What is in a name really? This question seems to have murdered the sleep of Limbe Chiefs as they attempted to conjure a name for the new stadium in the Ngeme neighbourhood of the coastal town.
Christening the new stadium is one of the blights plaguing the sports ground.

A name, water supply, electricity, parking lot and access road; all of these have suddenly become urgent requirements to be added to the new stadium.
A week ago, Southwest Governor, Bernard Okalia Bilai, urged the chiefs in Limbe to propose a name for the 20,000-seat stadium.

Okalia had told the Chiefs to conceal the proposed name for transmission to President Biya to take the final decision on what name to give the new stadium.
Afterwards, names like Paul Biya Stadium, Nyango Na Mana (Sea Goddess) and Njalla Quan filtered out from the “naming” conference.

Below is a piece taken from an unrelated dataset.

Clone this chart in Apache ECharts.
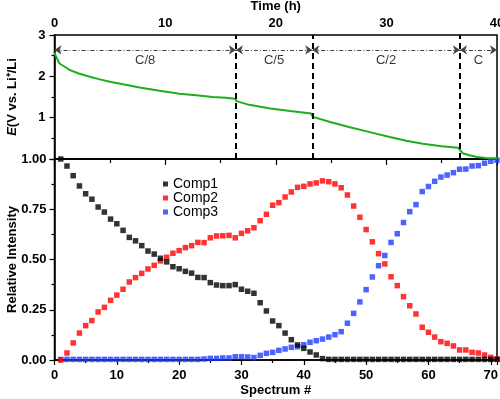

The name Paul Biya seemed to cause discomfort among some people when they considered that the Olembe stadium in Yaounde would be named after the Head of State. Then again, there are indigenous historical sentiments to take into account.

The Bakweris in Limbe revere Nyango Na Muna whom they believe offers them protection especially at sea and provides bountiful fish.
Then there is late Henry Njalla Quan; a son of the soil who promoted football in Limbe and beyond.
As General Manager of Cameroon Development Corporation, CDC, Njalla Quan supported local teams such as Opopo.

In 2000, he opened a football academy which he named after himself, the Njalla Quan Sports Academy, producing an elite division team.

If all these names fail to make it on the baptismal card of the new stadium, why not Oil Palm Stadium since the sports ground is sitting on a spot which used to be part of the oil palm farms of CDC?
The stadium could still be named after the Bakweri’s elephant dance or after a local football icon.